晴走雨読

晴耕雨読ではないが、晴れたらランニング、雨が降れば読書、きままな毎日

四方田犬彦 『世界の凋落を見つめて クロニクル2011―2020』 ジョギング

2021-09-11 14:05:11 | Weblog

(政局)自民党総裁選、総選挙を通したこの国の最大の政治課題は、叩けば埃の出るアへの影響力を根絶することだ。総裁3候補がアへ詣でを繰り返し自ら傀儡政権になろうとしている。スガは曲がりなりにも検察を動かしてアへ封じを行った。ゆえに、人格攻撃を受け退陣となった。アへと距離のある、石破、2F、そして今は蚊帳の外の小池がどう動くか。煮え湯を飲まされ続けてきた野党も巻き込んだ政界再編はあるのか。

 

『世界の凋落を見つめて クロニクル2011―2020』(四方田犬彦著 集英社新書 2021年刊) ジョギング 

本書は『週刊金曜日』2011年5月27日号から20年12月4日号までに連載したコラムを中心にまとめられている。東日本大震災及び福島第一原発事故からコロナ禍までの10年間、著者が何を思い表現してきたのか、そして読者はその時何をしていて何を考えていたのか、回想しながら読むべき本だ。さて短く自分を振り返ると、会社生活→定年退職→第2の会社→病気→無業者生活(学生)となる。体力も10年前のフルマラソンからハーフマラソンに落ちて、一時はランニング休止、そして少し復活した今ということになる。

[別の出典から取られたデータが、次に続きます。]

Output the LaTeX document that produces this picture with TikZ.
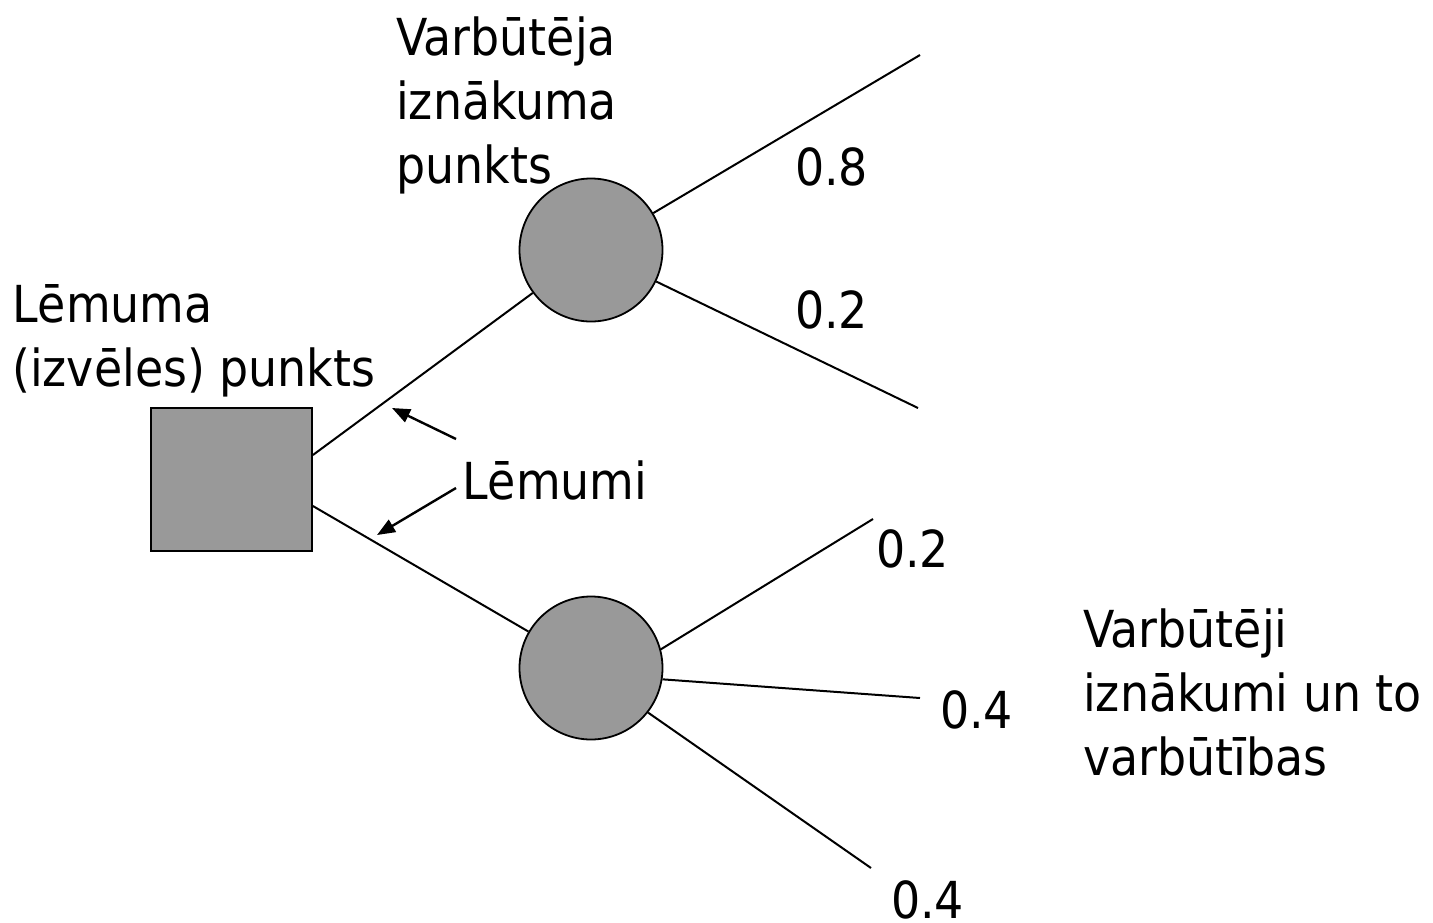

本書の中でも『週刊金曜日』2011日5月27日号に掲載された『ジョギングの社会階層』(P304)というエッセイは、グサッと突き刺さるインパクトのある文章だ。指摘が当たっていて思わず「痛い!」と発してしまう。

四方田氏は、ジョガーに「不愉快さ、居心地の悪さ」を感じるという。「ジョギングは社会階層的な性格を帯びた行為だ。それを行う人間に、否応もなくある階級への帰属を要求する。何を好き好んで、早朝や夕方に街中を走ったりするのか。危険から逃れるわけでもなければ、急ぎの用事があるわけではない。ジョギングは、自分が危険のない安全な生活を送っており、緊急の用事などないことを誇示するために行われる。」

ジョガーは「貧乏人でも金持ちでもない。その中間にあって、万事に小心で、几帳面で、カロリー計算だとか、『地球にやさしい』とか、意味不明の抽象表現を好む中産階級である。」

そして「それを誇示する。同時に恐ろしく鋭い経済感覚の持ち主である。なぜジョギングかって?それは、(富裕層の)テニスや乗馬と違い、タダなのだ。こうした認識は必然的にジョギング習慣者に差別的な特権意識を付与する。わたしは貧乏でも、愚かな金持ちでもない。わたしは健康的であるばかりか、聡明で、しかも合理的な精神を持った『小市民』なのだ。」と。

僕は30年くらい走っていて、周りの大方の人はそれを知っている。友人、知人に会うと「まだ、走っているの?」「凄いね!」「元気だね!」と言われ、それが自尊心をくすぐってくれる。頭ごなしに批判する人に出会ったことは無い。かつて20歳も若い人たちと仕事をしていて残業が続き苦しかった時も、俺はフルを走れる体力があるのだから、こいつらには負けないと自負を持っていた。走ることが自分のアイデンティティの一部になっている。

生きる支えとして思うのは、日共党員の人と話をしていると、この人は党に所属することなくして生きていかれない人なのだなあ、また周りの人からそう見られることで、人生を逸脱せず生きていくことができるのだろうと思う。

著者は、僕のアイデンティティに対して、不愉快とか、特権意識だと攻撃的にせまる。僕は、走ることにこれほどの否定的な言葉を受けたことがない。せいぜい関心がないと言う人はいても、真っ向から否定してくる人に会ったことがない。

違う話題だが、僕の友人はこう言った。「本なんて読まなくて済むなら読まなくてもいいんだよ。本を読まないと何かを考えることができない方が問題だ。本がなくても大事なことはつかめるし、まして本がないと生きていけないなんて言うのは重症だ。」彼は、大変な読書家である。

僕にとって読書の習慣もアイデンティティの一部になっている。考えるきっかけを本に求めていることが多い。相手の表情からその気持ちを察するとか、その場の雰囲気で自分の振る舞いを決めることなどは、生きていくうえで大事なことだとわかっている。しかし、僕はこれらのことに鈍感なのに、何か知識を多く持っているとか、人よりも考えが深いなどと勘違いしているのかもしれない。

66歳まで生きてしまって、自分というものがある程度わかった気になっていた。そこに、四方田氏の投げかけがあった。それをまだまだ自分を知ることが必要だと受け止めたい。